Structuring the Data
Now on to the advanced part… Once you have produced your OAC-formatted list of PLEIADES URIs, it’s really just that: a long, flat list of places. Already that’s useful for building basic visualizations – such as maps showing a dataset’s geographic extent, or Google-Map-mashups where pushpin-markers link to source texts. But for the Graph Explorer, we wanted to show a more fine-grained picture of the connections within the data.
Usually, a dataset will have some sort of internal hierarchy: a subdivision of an archaeological collection into different sub-collections perhaps; or a structuring of a text corpus into books, subdivided into volumes, chapters, paragraphs and so on. Speaking in terms of the Graph Explorer, this means that when we search for, say, Memphis and Delos, it can tell us that both are mentioned on Herodotus, page 125, rather than giving us the (somewhat less useful) information that both are referenced in GAP’s Google Books dataset.
Unfortunately, the ‘PELAGIOS principles’ don’t define an explicit mechanism for expressing such structural information at the moment.
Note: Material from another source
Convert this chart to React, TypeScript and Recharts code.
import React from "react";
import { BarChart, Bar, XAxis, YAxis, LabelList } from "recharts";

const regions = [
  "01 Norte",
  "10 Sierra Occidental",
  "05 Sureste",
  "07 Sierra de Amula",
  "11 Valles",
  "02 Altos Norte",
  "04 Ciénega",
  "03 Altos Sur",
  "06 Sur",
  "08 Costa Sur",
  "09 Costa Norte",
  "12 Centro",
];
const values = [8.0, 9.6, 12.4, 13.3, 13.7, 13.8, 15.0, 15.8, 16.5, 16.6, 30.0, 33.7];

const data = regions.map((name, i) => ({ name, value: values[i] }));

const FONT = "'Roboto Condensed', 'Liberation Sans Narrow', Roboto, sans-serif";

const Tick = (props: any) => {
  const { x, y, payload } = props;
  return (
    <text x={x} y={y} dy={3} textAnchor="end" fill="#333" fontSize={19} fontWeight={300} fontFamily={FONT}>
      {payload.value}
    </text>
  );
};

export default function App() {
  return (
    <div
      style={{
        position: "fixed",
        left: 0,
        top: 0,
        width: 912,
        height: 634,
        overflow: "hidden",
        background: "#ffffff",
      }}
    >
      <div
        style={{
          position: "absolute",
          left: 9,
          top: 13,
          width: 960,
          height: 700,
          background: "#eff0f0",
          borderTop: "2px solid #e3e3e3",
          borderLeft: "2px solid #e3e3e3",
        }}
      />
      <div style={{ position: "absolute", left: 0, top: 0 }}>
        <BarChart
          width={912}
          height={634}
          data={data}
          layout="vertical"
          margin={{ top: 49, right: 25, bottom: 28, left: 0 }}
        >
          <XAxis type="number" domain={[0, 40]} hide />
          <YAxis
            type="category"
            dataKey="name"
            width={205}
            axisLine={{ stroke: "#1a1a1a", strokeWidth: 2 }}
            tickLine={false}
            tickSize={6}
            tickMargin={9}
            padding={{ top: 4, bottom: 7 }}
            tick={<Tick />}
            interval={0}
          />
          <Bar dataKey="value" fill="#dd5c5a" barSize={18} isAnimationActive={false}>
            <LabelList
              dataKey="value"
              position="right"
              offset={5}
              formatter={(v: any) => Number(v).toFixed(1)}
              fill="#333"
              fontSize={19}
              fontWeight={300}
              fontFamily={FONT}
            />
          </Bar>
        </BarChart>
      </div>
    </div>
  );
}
Nonetheless our partners’ datasets often reflect hierarchy in the design of their resources’ URIs: for example, GAP’s Google Book URIs carry book IDs and page numbers; annotations provided by Perseus include subdivisions into individual chapters, sections, poems, etc.
To make the Graph Explorer’s output more useful, I therefore exploited this implicit information to build the hierarchy in the import script. The import scripts also generate human-readable labels for the hierarchical dataset units, based either on consultation with partners (e.g. we simply agreed on how we would name SPQR’s sub-collections and coded that into the import script), or additional metadata in the data dumps (e.g. GAP has rdfs:labels included in the data dump to define the labels).
In hindsight, it may have made sense to think about such an additional ‘principle’ to cover this (e.g. by including an RDF vocabulary like VoID). But then again, at the start of the project the discussion was very much revolving around the groundwork of getting datasets aligned at all, and the Graph Explorer was still yet a vague idea. (Not to mention that the sheer diversity of the datasets would make the development of a consistent, reasonably fine-grained description scheme a project in its own…)
Importing your Data
The bottom line of all this is: getting a hierarchical, custom-labeled dataset into the Graph Explorer will still require some manual tweaking (read ‘coding effort’) at the moment. With a little bit of Java development skills, the process should be fairly viable, however: the essential importer classes are fairly well documented, and there are a number of code examples in the repository.
By the way: we’ve implemented most of the importers in the Java-based scripting language Groovy, which worked really well for us and helped us trim down the size of the import scripts by some lines of code, compared to plain old Java. In particular I’d recommend taking a look at the GAP and Perseus importer source code to get started.